Evaluation of the Residual Stress in the Cold Spray Technique Using Smooth Particle Hydrodynamics Modelling and Neutron Diffraction

Abstract:

Cold spray is a material deposition technique in which powdered metals are deposited onto metallic and glass substrates as a means of improving functionality, repair or protection of the underlying substrate. The residual stress that builds up in the material during spraying is closely linked to the coating’s integrity and the bonding mechanism. Neutron diffraction residual stresses measurements were carried out at the OPAL research reactor, ANSTO, using the KOWARI strain scanner to investigate an Al-6061 sample with a fine through-thickness resolution of 0.5 mm.

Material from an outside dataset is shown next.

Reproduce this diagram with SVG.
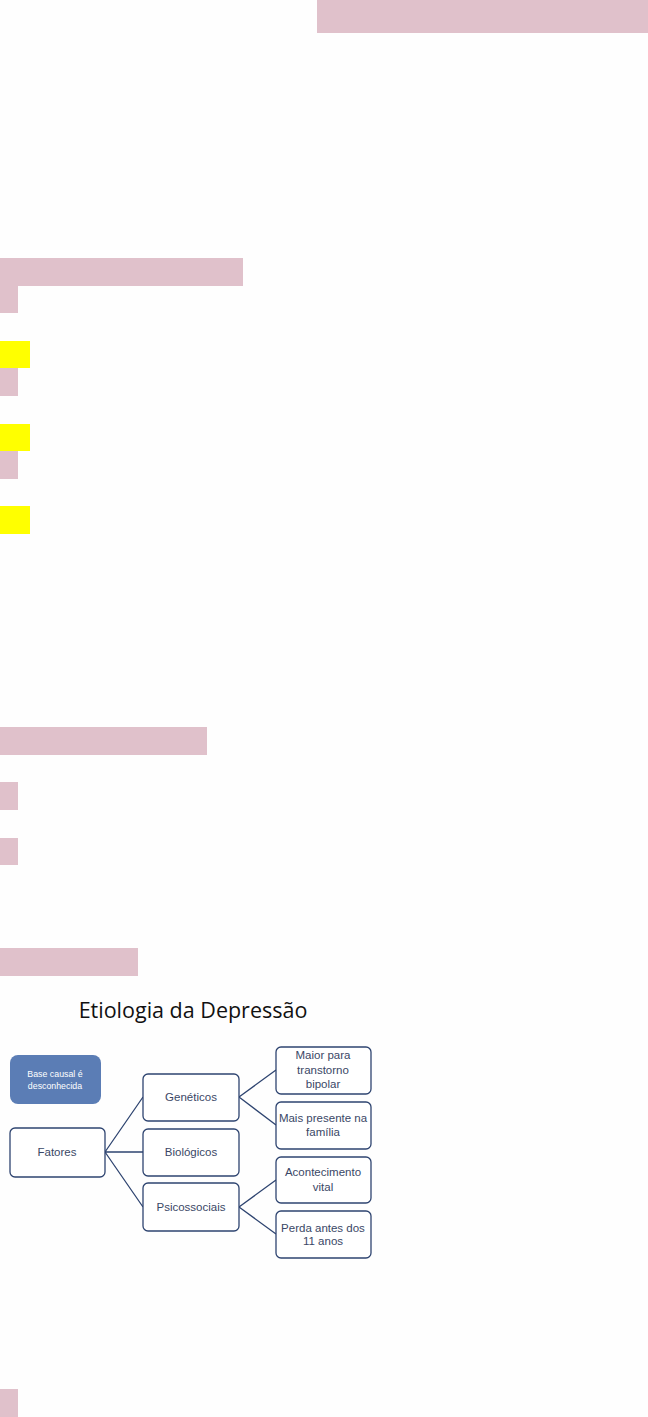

The experimentally determined through thickness stress profiles of the macroscopically thick coatings were used to validate FE calculations made for 100 μm thick coatings using the Smooth Particle Hydrodynamics, SPH, techniques. A pronounced plastic strain gradient was apparent in the tested and modelled samples indicative of the significant residual macro-stresses which develop in the cladding/substrate during the deposition. Around the deposited particle’s periphery (in the jetting region) the temperatures are significant, this lends itself to the presence of grain refinement at the periphery of sprayed particles and the propagation of dynamic recrystallization which is closely coupled with the thermal softening of the particle.